Tax cuts plus spending increase is shortcut to fiscal deficit
One of the Yoon Suk-yeol administration's key economic policies is bold tax cuts. For starters, it plans to slash the top corporate tax rate by 3 percent, lower the property holding tax for owners of only one home to the 2020 level and reduce the stock transaction tax by 0.03 percent. On the other hand, the government will also expand welfare programs by, for instance, raising the basic pension for older adults by 100,000 won ($77) a month. All these will undoubtedly increase financial pressure on the government.
Of course, Korea needs to cut the corporate tax rate to reinvigorate its sluggish economy and lower real estate taxes pushed up abnormally by the previous government to curb speculation. Tax cuts also stimulate robust business investment to jumpstart the economy, increasing tax revenue in the medium to long term. However, while revenue growth resulting from tax cuts takes a long time to materialize, revenue drops from them appear immediately. Tax officials expect this year's tax receipts to fall by more than 10 trillion won due to tax cuts announced so far. Unless accompanied by corresponding spending cuts, these are highly likely to swell the national debt in the short run.

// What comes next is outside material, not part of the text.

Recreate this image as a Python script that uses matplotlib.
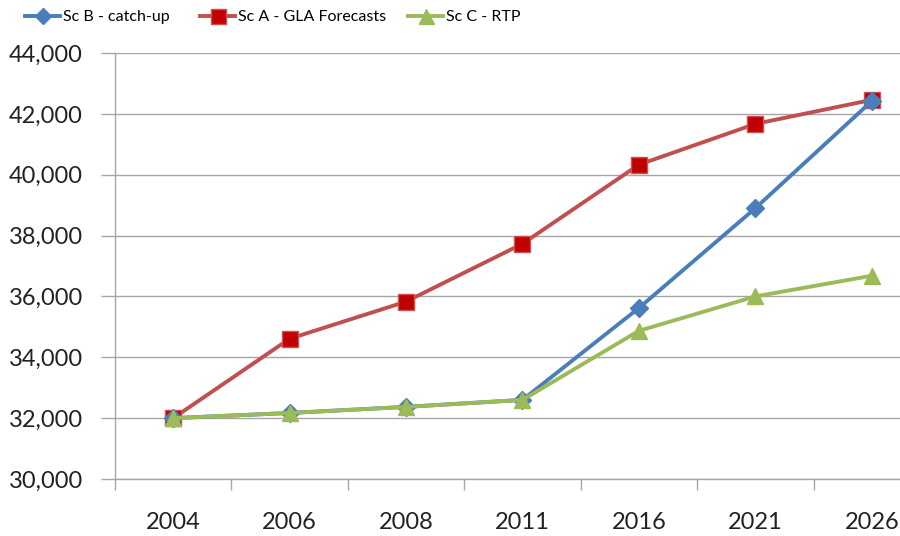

The Yoon administration has inherited a national accounting book fraying at the edge because of its predecessor's big spending. The national debt exceeded 1,000 trillion won as of April 30, and the deficit in the fiscal management balance also surpassed 38 trillion won. President Yoon's campaign pledges will also result in one costly undertaking after another. The financial requirements for implementing national tasks are estimated to reach 209 trillion won over the next five years.
Economic policymakers vow not to issue any more government bonds, aside from this year's primary budget and the 88 trillion won reflected in the first extra budget. However, deficits are bound to increase if tax cuts are combined with a spending increase. If the government is to keep its promise not to increase the national debt, it has no choice but to cut back drastically on unnecessary and nonessential spending. Instead of paying lip service to "sound finance," the government should present solid and specific measures to restructure its spending.